I still use film, I like how it slows me down, how it forces me to focus before I make an image. Digital has other properties ofcourse, we all know those but 120 film and hasselblad and tripod are the tools that work best for my slow release imagery.
12 frames at a time, each ‘click’ almost 100 Rs a shot !! think about it when you next go click click click, there is something to the economy of film. If not the cost then the fact that after 12 frames you need to reload the camera. You start to have the count in your head. I often get my strongest images at no 11.
Which brings me to the contact sheet. The 12 images on one page, I think thats where my stream of consciousness sequencing started. Where different worlds meet on the same contact sheet. Even if I make digital images, I turn them into contact sheets of 12.
I think the mobile museums are an expansion of the contact sheet idea. That I did not have to show single images because thats how others saw photography. Who decides that Photography should be shown as a single image and not in grids of 12. Or in ten grids of 12. or 100 grids of 36.Or contact sheets of contact sheets. They are a fascinating form of diary and display, these contact sheets
But most of all the waiting for the contact sheet to return from the lab, the disappointment with what you saw not translating into film, filing them away and then returning, sometimes years later and saying OMG, how come I never noticed this before. Go Away Closer is made entirely of images that I thought of as sideys, as images made by the way, on another shoot. Imagine if I had deleted them!
The economy of Film, the contact sheet, the archiving of them, so I have every frame I ever made.
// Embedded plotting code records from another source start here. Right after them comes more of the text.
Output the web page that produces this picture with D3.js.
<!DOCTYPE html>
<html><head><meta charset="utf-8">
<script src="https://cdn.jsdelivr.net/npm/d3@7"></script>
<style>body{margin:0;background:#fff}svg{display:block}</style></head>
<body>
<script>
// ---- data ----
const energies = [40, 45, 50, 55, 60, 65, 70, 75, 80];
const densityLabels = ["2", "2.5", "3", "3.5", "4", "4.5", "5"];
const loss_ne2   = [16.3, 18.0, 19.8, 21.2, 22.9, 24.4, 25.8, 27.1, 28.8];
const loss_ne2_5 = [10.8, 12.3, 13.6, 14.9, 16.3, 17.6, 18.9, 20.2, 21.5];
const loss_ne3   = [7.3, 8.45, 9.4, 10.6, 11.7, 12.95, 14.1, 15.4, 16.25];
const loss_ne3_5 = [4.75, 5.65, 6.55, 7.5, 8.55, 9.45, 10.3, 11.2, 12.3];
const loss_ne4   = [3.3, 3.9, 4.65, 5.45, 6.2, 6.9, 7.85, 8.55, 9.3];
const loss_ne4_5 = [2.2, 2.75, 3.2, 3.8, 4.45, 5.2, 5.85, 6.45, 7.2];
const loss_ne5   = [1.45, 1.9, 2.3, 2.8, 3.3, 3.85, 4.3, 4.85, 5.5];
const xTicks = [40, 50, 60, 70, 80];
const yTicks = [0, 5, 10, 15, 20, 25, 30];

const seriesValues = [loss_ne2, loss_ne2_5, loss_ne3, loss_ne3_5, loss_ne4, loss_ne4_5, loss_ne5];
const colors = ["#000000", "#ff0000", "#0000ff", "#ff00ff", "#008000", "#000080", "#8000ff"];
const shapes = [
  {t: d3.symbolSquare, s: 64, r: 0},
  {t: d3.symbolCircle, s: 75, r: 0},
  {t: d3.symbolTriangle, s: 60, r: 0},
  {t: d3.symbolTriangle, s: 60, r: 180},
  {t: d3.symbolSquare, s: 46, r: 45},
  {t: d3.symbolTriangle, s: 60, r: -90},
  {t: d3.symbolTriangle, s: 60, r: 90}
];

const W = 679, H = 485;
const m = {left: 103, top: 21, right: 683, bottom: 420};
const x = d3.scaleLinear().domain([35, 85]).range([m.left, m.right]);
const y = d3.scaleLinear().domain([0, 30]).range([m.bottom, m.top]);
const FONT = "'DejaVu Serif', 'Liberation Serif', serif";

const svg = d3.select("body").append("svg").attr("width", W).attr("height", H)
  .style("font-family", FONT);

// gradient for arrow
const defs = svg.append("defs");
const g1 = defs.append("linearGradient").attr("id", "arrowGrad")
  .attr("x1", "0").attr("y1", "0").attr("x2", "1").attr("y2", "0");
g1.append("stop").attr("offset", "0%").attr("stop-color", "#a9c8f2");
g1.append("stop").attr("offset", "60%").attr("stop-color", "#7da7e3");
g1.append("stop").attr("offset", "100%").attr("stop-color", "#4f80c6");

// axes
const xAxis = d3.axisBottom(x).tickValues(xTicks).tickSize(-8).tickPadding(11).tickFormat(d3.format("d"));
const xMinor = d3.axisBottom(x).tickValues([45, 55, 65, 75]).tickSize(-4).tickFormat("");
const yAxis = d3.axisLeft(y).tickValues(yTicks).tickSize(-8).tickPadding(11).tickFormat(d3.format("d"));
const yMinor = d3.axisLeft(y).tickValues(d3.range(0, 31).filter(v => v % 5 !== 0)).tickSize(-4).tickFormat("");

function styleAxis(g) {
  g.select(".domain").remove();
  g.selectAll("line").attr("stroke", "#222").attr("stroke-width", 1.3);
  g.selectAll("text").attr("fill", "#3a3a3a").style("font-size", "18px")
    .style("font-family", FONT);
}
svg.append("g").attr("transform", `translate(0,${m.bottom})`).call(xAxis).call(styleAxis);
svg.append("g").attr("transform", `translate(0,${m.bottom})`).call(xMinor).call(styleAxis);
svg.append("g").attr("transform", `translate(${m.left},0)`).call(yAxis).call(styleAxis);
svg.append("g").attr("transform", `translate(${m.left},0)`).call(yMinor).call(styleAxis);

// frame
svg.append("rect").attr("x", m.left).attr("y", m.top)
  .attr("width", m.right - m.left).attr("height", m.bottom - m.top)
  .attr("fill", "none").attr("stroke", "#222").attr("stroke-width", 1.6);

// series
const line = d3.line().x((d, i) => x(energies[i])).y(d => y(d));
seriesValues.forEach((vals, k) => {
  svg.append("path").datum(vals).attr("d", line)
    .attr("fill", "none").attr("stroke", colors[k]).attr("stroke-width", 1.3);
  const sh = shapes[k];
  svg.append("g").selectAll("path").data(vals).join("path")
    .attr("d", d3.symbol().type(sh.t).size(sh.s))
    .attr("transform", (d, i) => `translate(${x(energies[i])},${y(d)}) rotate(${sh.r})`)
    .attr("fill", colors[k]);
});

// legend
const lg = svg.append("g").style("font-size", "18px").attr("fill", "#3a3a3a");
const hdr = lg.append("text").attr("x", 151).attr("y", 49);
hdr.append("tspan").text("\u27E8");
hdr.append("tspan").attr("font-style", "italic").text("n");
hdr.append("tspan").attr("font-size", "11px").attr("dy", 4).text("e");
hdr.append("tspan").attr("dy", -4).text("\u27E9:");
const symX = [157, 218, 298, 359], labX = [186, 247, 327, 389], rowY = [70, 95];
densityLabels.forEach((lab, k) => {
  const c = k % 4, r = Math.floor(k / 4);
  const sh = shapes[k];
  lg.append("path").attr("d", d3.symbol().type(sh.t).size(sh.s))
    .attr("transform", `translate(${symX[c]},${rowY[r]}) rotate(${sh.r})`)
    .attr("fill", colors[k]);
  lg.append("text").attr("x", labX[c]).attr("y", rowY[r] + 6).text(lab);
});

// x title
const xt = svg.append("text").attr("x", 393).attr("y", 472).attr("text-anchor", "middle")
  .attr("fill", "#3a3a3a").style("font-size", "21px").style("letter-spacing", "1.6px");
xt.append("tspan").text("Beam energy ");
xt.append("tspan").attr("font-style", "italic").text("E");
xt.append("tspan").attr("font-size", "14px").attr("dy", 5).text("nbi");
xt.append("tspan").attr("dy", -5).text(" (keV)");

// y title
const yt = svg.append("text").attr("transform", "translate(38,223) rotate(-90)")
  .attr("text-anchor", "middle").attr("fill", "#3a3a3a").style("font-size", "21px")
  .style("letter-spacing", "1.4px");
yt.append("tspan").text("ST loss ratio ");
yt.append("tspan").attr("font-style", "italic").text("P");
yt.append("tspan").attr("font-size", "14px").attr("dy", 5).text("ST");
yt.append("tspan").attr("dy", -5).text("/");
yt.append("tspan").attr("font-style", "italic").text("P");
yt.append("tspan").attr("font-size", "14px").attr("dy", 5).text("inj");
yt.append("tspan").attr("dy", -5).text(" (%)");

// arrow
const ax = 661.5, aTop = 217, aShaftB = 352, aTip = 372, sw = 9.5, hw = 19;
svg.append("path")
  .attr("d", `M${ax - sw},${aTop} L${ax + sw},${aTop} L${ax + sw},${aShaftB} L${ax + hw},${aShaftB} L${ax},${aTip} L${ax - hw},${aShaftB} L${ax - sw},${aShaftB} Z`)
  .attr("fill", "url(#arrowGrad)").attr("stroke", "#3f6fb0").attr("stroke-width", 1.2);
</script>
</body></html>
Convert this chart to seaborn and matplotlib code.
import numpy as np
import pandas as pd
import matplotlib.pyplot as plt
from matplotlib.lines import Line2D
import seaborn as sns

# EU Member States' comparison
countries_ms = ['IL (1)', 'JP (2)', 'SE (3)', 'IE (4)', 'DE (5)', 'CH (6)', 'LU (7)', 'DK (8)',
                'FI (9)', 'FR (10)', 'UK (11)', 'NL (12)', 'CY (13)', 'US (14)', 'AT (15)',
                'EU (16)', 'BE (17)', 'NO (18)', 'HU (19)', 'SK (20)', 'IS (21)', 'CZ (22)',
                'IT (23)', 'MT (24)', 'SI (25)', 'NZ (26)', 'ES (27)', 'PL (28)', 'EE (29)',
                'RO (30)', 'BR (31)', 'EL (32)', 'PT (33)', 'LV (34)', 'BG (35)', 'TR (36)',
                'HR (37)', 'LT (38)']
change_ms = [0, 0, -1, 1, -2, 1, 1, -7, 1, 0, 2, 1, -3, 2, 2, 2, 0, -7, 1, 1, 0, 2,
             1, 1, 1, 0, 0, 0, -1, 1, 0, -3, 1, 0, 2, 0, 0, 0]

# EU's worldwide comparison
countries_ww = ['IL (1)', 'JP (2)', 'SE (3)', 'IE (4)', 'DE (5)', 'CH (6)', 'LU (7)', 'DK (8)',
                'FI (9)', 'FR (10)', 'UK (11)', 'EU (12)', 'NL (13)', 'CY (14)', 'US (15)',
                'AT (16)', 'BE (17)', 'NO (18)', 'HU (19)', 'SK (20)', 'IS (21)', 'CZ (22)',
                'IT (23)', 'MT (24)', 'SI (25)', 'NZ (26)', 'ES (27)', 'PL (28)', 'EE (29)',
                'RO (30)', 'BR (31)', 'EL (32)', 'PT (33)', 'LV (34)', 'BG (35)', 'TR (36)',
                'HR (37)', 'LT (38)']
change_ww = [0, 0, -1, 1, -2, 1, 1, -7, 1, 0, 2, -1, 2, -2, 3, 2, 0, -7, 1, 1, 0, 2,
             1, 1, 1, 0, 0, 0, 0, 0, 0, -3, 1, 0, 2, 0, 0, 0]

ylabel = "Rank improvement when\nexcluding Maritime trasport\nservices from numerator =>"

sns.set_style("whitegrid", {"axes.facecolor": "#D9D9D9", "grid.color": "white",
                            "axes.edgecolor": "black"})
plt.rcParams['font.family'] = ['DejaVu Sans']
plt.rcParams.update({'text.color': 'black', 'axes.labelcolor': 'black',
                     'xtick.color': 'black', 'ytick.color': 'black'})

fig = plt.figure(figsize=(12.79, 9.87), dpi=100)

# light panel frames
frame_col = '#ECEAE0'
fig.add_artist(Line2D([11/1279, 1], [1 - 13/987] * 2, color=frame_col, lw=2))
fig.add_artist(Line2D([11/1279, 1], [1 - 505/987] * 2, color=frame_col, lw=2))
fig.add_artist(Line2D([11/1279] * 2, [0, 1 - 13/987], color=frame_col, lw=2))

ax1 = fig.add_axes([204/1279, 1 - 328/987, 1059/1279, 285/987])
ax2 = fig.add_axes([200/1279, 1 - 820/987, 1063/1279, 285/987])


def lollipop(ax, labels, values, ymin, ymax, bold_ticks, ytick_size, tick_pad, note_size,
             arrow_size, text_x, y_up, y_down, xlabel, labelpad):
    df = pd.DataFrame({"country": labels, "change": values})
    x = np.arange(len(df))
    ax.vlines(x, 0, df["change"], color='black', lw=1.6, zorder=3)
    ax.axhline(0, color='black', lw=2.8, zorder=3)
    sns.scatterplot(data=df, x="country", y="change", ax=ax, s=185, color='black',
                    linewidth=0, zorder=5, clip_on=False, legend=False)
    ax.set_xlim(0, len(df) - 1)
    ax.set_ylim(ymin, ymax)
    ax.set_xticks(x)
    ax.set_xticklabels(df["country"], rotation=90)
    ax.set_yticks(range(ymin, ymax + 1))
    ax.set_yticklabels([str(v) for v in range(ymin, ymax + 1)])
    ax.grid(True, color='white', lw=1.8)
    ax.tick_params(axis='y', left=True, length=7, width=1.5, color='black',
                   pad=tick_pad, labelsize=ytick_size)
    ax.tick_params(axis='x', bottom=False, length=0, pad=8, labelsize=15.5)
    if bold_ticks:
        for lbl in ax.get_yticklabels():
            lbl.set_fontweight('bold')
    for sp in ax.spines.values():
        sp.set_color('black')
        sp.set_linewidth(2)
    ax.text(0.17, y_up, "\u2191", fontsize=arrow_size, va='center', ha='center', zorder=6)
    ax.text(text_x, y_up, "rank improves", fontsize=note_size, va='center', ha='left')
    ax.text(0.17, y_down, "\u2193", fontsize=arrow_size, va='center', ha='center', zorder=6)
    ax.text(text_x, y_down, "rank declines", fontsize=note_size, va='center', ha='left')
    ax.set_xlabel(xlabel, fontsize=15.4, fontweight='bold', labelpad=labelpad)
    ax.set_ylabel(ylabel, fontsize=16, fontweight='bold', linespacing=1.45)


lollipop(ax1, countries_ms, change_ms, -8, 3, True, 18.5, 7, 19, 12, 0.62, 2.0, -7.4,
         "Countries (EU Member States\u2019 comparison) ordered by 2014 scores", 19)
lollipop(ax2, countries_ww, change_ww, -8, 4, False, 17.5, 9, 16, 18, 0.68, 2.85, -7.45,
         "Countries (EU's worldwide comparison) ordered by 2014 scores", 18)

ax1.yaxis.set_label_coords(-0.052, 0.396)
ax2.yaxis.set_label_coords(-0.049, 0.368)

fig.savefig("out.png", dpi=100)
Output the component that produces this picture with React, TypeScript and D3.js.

The connections over time are unbelievable, that dejavu you get when you photograph a girl on her bed, that brings the words Go Away Closer to your mind and you rush back to Delhi to find images that have the same tenor…..
Perhaps I should start making a performance of how FILM works, the opening of the roll that sounds like toffee, the licking of the film after the roll is over, the reaching into your pockets hoping you still have another roll…..and most of all the accidents that you could never have on digital, that using color film after sunset to photograph from a factory tower, that started the Blue Book work.